Back at St. Genevieve, Charlie and his allies prepare for the inevitable showdown. He retaliates for an attack on the island by Roberto Gratas, the new head of the Convocation, by destroying his enemies' spy satellite with a space laser, severing their communications with a pod of genetically enhanced whales used to attack the island. An apparent accommodation is reached: Charlie agrees to hand over Nazi war plunder stored by Jake in exchange for peace. The plan takes a turn during the meeting to access the treasure when Gratas betrays his associates and kills them. However, the cache is discovered to be empty, and Gratas's retaliatory efforts against Charlie's staff are foiled. Charlie's dolphins, having pledged allegiance to him after settling a strike on terms favorable to them, suborn the enemy whales. Gratas attempts to eliminate Charlie but is stopped and taken out by the dolphins.

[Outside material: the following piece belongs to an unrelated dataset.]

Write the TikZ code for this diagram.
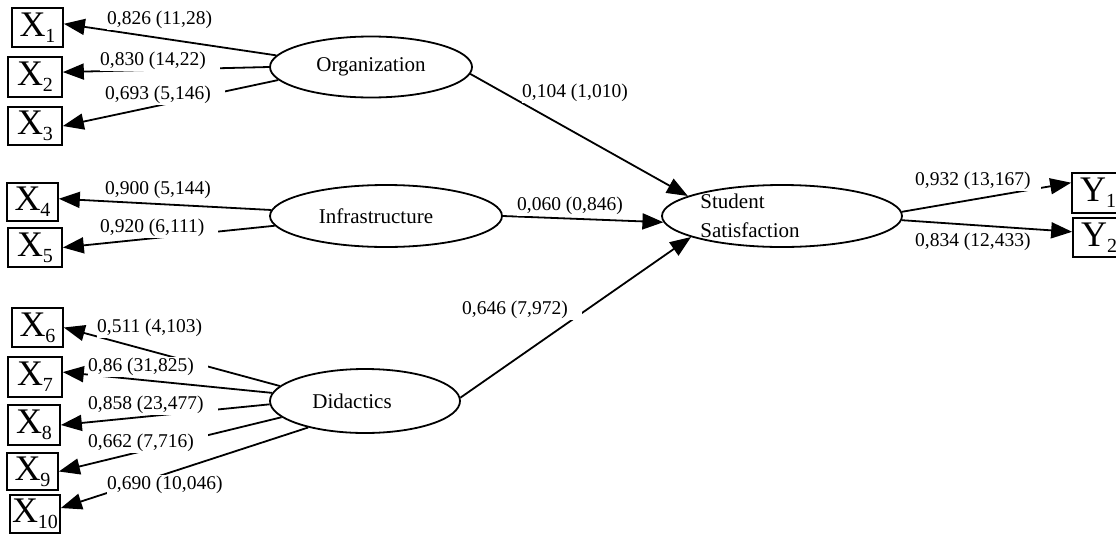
\documentclass[tikz,border=0pt]{standalone}
\usepackage{fontspec}
\setmainfont{Liberation Serif}
\usetikzlibrary{arrows.meta,shapes.geometric}
\newcommand\ind[2]{#1\raisebox{-6pt}{\fontsize{20}{20}\selectfont #2}}
\newcommand\lab[1]{#1\kern14pt}
\begin{document}
\begin{tikzpicture}[x=1pt,y=-1pt,
  ind/.style={draw,line width=1.7pt,inner sep=0pt,minimum width=52pt,minimum height=39pt,font=\fontsize{36}{36}\selectfont},
  lat/.style={draw,ellipse,line width=1.8pt,inner sep=0pt,font=\fontsize{21}{30}\selectfont},
  lbl/.style={fill=white,anchor=west,inner xsep=0pt,inner ysep=1.5pt,font=\fontsize{19.5}{20}\selectfont},
  arr/.style={line width=1.8pt,-{Triangle[length=21pt,width=16pt]}},
]
\useasboundingbox (0,0) rectangle (1116,533);

% indicator boxes
\node[ind,minimum width=51pt] (x1) at (37.5,27.5) {\ind{X}{1}};
\node[ind,minimum width=54pt,minimum height=40pt] (x2) at (35,77) {\ind{X}{2}};
\node[ind,minimum width=54pt,minimum height=38pt] (x3) at (35,126) {\ind{X}{3}};
\node[ind,minimum width=51pt,minimum height=38pt] (x4) at (32.5,202) {\ind{X}{4}};
\node[ind,minimum width=54pt,minimum height=39pt] (x5) at (35,247.5) {\ind{X}{5}};
\node[ind,minimum width=51pt,minimum height=39pt] (x6) at (37.5,327.5) {\ind{X}{6}};
\node[ind,minimum width=54pt,minimum height=40pt] (x7) at (35,377) {\ind{X}{7}};
\node[ind,minimum width=52pt,minimum height=40pt] (x8) at (34,425) {\ind{X}{8}};
\node[ind,minimum width=51pt,minimum height=37pt] (x9) at (32.5,471.5) {\ind{X}{9}};
\node[ind,minimum width=50pt,minimum height=38pt] (x10) at (35,514) {\ind{X}{10}};
\node[ind,minimum width=52pt,minimum height=40pt] (y1) at (1098,193) {\ind{Y}{1}};
\node[ind,minimum width=52pt,minimum height=39pt] (y2) at (1099,237.5) {\ind{Y}{2}};

% latent variables
\node[lat,minimum width=202pt,minimum height=61pt] (org) at (371,67) {Organization};
\node[lat,minimum width=232pt,minimum height=62pt] (inf) at (386,216) {Infrastructure\hspace*{20pt}};
\node[lat,minimum width=190pt,minimum height=64pt] (did) at (365,401) {Didactics\hspace*{26pt}};
\node[lat,minimum width=240pt,minimum height=62pt] (ss) at (782,216)
  {\raisebox{-6pt}[0pt][0pt]{\begin{tabular}[c]{@{}l@{}}Student\\[-1pt]Satisfaction\end{tabular}}\hspace*{64pt}};

% connectors
\draw[arr] (org.173) -- (x1.8);
\draw[arr] (org.180) -- (x2.10);
\draw[arr] (org.188) -- (x3.east);
\draw[arr] (inf.177.5) -- (x4.7);
\draw[arr] (inf.185.8) -- (x5.east);
\draw[arr] (did.170.7) -- (x6.east);
\draw[arr] (did.175.7) -- (x7.10);
\draw[arr] (did.182.5) -- (x8.east);
\draw[arr] (did.191) -- (x9.east);
\draw[arr] (did.205) -- (x10.13);
\draw[arr] (org.-4) -- (ss.168.6);
\draw[arr] (inf.east) -- (ss.183);
\draw[arr] (did.2) -- (ss.193);
\draw[arr] (ss.2) -- (y1.159);
\draw[arr] (ss.-2) -- (y2.168);

% labels
\node[lbl] (l1) at (107,20) {\lab{0,826 (11,28)}};
\node[lbl] (l2) at (100,61) {\lab{0,830 (14,22)}};
\node[lbl] (l3) at (105,95) {\lab{0,693 (5,146)}};
\node[lbl] (l4) at (105,190) {\lab{0,900 (5,144)}};
\node[lbl] (l5) at (100,228) {\lab{0,920 (6,111)}};
\node[lbl] (l6) at (97,328) {\lab{0,511 (4,103)}};
\node[lbl] (l7) at (88,367) {\lab{0,86 (31,825)}};
\node[lbl] (l8) at (88,405) {\lab{0,858 (23,477)}};
\node[lbl] (l9) at (88,443) {\lab{0,662 (7,716)}};
\node[lbl] (l10) at (107,485) {\lab{0,690 (10,046)}};
\node[lbl] (l11) at (522,93) {\lab{0,104 (1,010)}};
\node[lbl] (l12) at (517,206) {\lab{0,060 (0,846)}};
\node[lbl] (l13) at (462,310) {\lab{0,646 (7,972)}};
\node[lbl] (l14) at (915,181) {0,932 (13,167)\kern10pt};
\node[lbl] (l15) at (915,242) {\lab{0,834 (12,433)}};
\end{tikzpicture}
\end{document}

Concluding that he is unsuited for a life of villainy, Charlie learns he was a stalking horse in a plot by Jake, his allegedly deceased ally Anton Dobrev, and Mathilda to dismantle the Convocation. As part of his exit, Charlie is exonerated, awarded a safe house for his cats, gains ownership of the tavern, and is eventually reunited with his cats, who also retire from the supervillain business.
Reception
Terrence Miltner in Booklist notes that the author "again" (as in The Kaiju Preservation Society) "examines tropes in a tale of an ordinary individual being cast into an extraordinary situation with his trademark quick pacing, clever banter, and ability to find humor in desperate situations." He concludes that "[w]ith a ... clever premise, Scalzi's latest will appeal to his legion of fans and draw in new ones.[3]

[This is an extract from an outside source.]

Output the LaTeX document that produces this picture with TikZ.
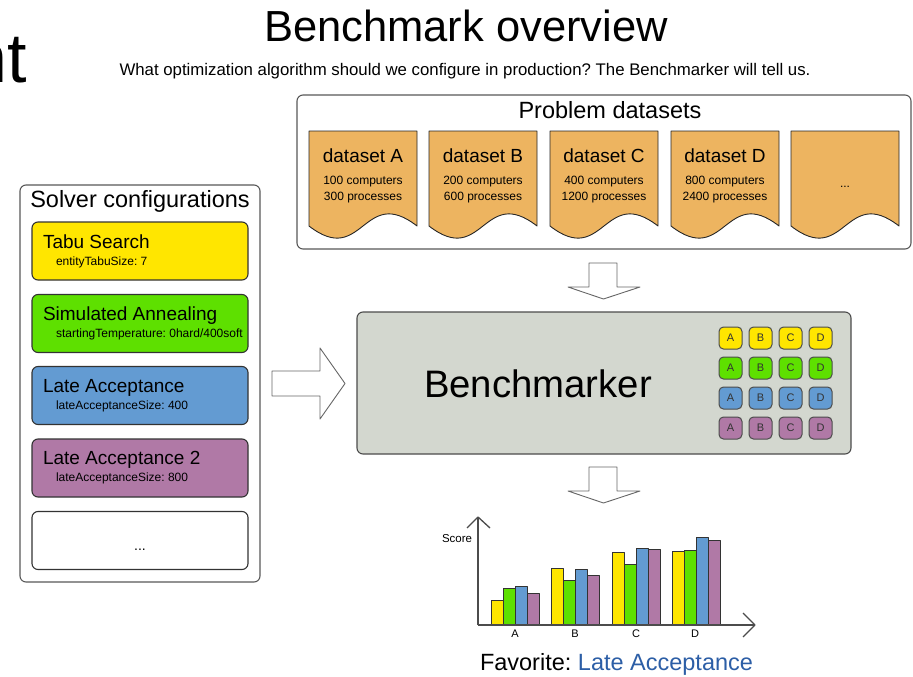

Publishers Weekly calls the book a " clever, fast-paced thriller" that subverts classic supervillain tropes with equal measures of tongue-in-cheek humor and common sense. ... Scalzi balances all the doublecrosses and assassination attempts with ethical quandaries, explorations of economic inequality, and humor ... The result is a breezy and highly entertaining genre send-up."[4]

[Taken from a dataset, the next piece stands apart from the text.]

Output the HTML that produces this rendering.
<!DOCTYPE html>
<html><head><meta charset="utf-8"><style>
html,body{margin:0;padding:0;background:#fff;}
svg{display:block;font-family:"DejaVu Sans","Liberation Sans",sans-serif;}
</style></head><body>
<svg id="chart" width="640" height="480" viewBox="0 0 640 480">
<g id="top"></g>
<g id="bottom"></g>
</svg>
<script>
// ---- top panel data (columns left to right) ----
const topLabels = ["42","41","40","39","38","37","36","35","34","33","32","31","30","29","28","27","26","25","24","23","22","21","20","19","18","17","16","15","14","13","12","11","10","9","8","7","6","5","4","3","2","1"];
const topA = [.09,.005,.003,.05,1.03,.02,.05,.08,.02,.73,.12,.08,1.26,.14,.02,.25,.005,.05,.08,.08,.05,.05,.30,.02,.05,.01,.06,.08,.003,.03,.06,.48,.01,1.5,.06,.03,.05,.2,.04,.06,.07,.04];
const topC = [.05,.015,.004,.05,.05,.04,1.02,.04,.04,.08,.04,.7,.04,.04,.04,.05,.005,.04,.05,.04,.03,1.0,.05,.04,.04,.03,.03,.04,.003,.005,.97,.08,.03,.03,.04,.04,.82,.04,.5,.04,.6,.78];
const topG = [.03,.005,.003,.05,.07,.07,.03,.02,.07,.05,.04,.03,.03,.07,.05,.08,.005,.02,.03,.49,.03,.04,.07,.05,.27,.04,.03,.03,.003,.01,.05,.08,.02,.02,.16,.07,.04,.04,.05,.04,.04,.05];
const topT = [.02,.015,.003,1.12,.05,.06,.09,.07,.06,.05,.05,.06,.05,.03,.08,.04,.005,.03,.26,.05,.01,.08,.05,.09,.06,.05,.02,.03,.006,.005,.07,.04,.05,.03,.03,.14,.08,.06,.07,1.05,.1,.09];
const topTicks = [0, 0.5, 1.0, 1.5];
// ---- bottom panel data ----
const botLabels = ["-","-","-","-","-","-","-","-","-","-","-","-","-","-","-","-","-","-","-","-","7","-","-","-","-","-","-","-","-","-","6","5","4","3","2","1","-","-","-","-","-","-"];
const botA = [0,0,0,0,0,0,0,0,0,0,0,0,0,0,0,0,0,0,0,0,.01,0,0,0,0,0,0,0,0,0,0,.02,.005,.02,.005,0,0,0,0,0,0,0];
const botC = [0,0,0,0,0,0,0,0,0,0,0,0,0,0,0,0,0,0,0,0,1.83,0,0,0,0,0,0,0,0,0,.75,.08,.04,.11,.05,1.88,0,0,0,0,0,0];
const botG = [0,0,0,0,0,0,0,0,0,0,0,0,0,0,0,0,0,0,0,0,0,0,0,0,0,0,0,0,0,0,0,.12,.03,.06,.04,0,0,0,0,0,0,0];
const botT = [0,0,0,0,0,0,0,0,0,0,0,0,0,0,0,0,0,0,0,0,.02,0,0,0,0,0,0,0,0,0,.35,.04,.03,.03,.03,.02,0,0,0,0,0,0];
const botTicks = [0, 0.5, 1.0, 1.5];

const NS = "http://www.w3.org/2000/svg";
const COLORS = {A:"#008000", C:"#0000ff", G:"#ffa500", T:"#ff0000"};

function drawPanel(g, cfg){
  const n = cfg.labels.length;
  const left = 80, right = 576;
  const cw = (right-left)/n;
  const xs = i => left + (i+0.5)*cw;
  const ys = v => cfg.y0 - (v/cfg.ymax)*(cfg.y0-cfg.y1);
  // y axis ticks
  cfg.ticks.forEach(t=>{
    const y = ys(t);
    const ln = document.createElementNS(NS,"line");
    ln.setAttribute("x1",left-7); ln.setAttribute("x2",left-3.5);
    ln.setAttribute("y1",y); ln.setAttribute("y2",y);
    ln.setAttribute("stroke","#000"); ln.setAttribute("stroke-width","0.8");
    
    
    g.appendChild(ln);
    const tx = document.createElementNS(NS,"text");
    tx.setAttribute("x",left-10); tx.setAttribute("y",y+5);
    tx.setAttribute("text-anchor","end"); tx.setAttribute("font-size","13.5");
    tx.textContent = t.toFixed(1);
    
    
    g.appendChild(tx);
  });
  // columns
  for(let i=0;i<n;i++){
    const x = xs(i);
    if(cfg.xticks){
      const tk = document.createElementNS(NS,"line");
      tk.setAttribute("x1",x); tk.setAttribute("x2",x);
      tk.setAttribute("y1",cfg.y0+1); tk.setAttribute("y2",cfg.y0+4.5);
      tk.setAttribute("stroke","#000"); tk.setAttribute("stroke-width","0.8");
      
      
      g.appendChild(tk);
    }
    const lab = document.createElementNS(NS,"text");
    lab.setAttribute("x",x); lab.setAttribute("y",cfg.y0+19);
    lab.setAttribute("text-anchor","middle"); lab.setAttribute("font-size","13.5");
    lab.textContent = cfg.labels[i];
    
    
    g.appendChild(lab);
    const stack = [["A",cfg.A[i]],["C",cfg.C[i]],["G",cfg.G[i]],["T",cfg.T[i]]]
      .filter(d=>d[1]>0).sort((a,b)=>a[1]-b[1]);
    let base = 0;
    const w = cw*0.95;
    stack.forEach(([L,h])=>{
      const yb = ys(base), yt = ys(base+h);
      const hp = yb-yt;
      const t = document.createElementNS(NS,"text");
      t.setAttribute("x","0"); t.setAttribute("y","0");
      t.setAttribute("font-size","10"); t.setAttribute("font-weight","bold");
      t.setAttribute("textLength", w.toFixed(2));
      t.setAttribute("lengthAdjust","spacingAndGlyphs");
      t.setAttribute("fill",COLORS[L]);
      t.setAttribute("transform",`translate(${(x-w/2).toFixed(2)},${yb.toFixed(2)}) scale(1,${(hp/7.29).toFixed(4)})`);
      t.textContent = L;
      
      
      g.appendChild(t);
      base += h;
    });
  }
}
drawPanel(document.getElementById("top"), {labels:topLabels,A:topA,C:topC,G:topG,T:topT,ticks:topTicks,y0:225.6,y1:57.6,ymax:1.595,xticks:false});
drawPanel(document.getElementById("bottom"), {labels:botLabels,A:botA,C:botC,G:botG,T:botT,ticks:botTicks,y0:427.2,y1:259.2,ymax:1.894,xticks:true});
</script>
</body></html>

Marlene Harris, in a double-starred "Pick of the Month" review in Library Journal, calls the novel a "story of snark with a heart [that] reminds readers that the logical conclusion of 'dogs have owners, cats have staff' is that cats are management and never let anyone forget it." She characterizes the book as "[c]ombining the sarcastic humor of Scalzi's Redshirts with an origin story for James Bond–like supervillains operating with the competence-porn-level efficiency and work ethic of Hench by Natalie Zina Walschots." She concludes that "[r]eaders of humorous fantasy are sure to love Scalzi’s latest (after The Kaiju Preservation Society) as much as those cats; it’s also for those who enjoy seeing superhero stories folded, twisted, and mutilated and anyone wishing for a righteous villain lair surrounded by intelligent sharks [sic: dolphins]. Highly recommended."[5]
Kirkus Reviews calls the book "one of many available stories about a good-hearted Everyman thrust into fantastical circumstances, struggling to survive as a fish out of water, and, while well executed for its type, the plot doesn't go anywhere that will surprise you." It "serves as a follow-up of sorts to Scalzi's The Kaiju Preservation Society (2022) in that both are riffs on genre film tropes. The current work is fluffier and sillier than the previous novel and, indeed, many of Scalzi's other books, although there is the occasional jab about governments being in bed with unscrupulous corporate enterprises or the ways in which people can profit from human suffering." The reviewer concludes the novel is "[f]un while it lasts but not one of Scalzi's stronger books."[6]